His teammates had just been told they didn’t need distractions like White and would continue to win without him. Then many watched in horror as equipment coordinator Tino Dominguez reached for White and missed before No. 21 fell from the roof.

Of course, the real No. 21 was flat on the roof while the dummy dressed in his uniform plummeted from a four-story science building in Trojans coach Pete Carroll’s Halloween prank for his team.

“Well done,” Carroll said when White returned to the field. “We killed them.”

Carroll has thrived at USC with planning, preparation and putting players in the right places to succeed. He used all those elements to give most of his staff and players their fright for the night.

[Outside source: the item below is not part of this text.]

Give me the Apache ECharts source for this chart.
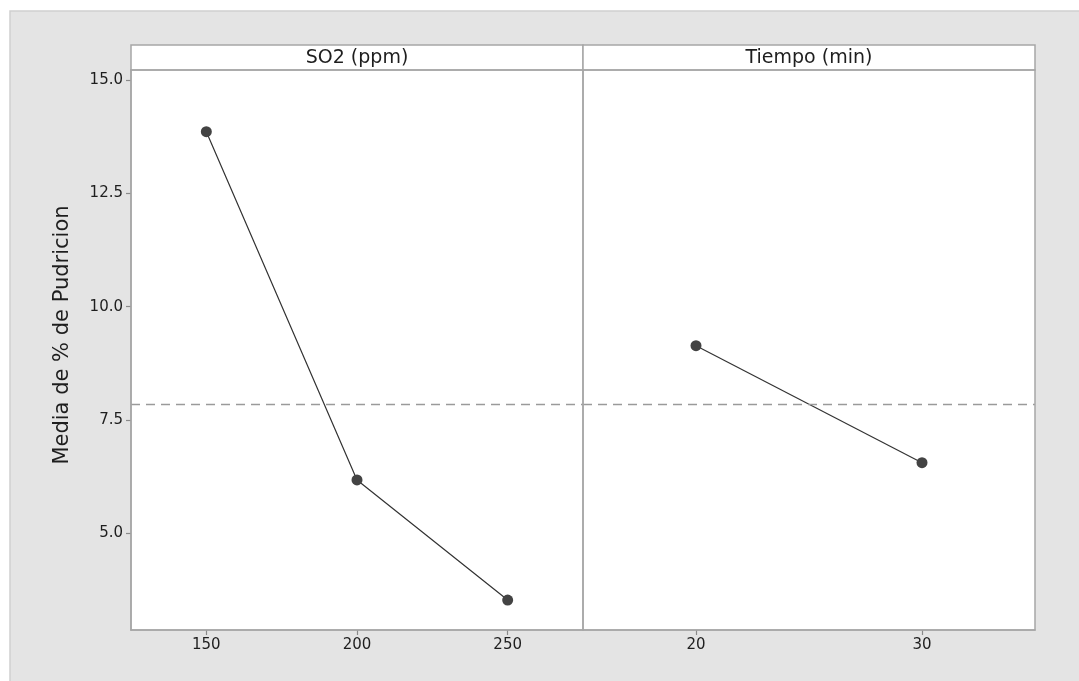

He limited his co-conspirators to White, fellow tailback Reggie Bush, offensive line coach Pat Ruel and Dominguez, who threw a “spy” dummy off another building a few years ago. The plan came together just before practice, and the casting was appropriate.

Bush passed on the chance because he didn’t want to go on the roof. Besides, he said, “It was a lot more believable with LenDale.”

White has a bit of a reputation for surliness, and he ran with it Monday the way he does with the ball on Saturdays. He complained to coaches about a lack of carries, said he was quitting, climbed on a cart when he left the field and hurled his gloves away to convince the reporters who followed him outside to the street.

“We had to get my teammates to really believe in it,” said White, who had thoroughly convinced some teammates who were visibly shaken after Ruel played his role and pointed to the scene on the roof.

And for any Trojans who weren’t shaken enough, free safety Scott Ware added a little scare after practice when he put his 3 1/2-foot lizard “Croc” in a shower full of players. Then he turned off the lights.

“It’s one thing when you could see him but another when it’s dark,” said Ware, who said nearly 20 players went scrambling.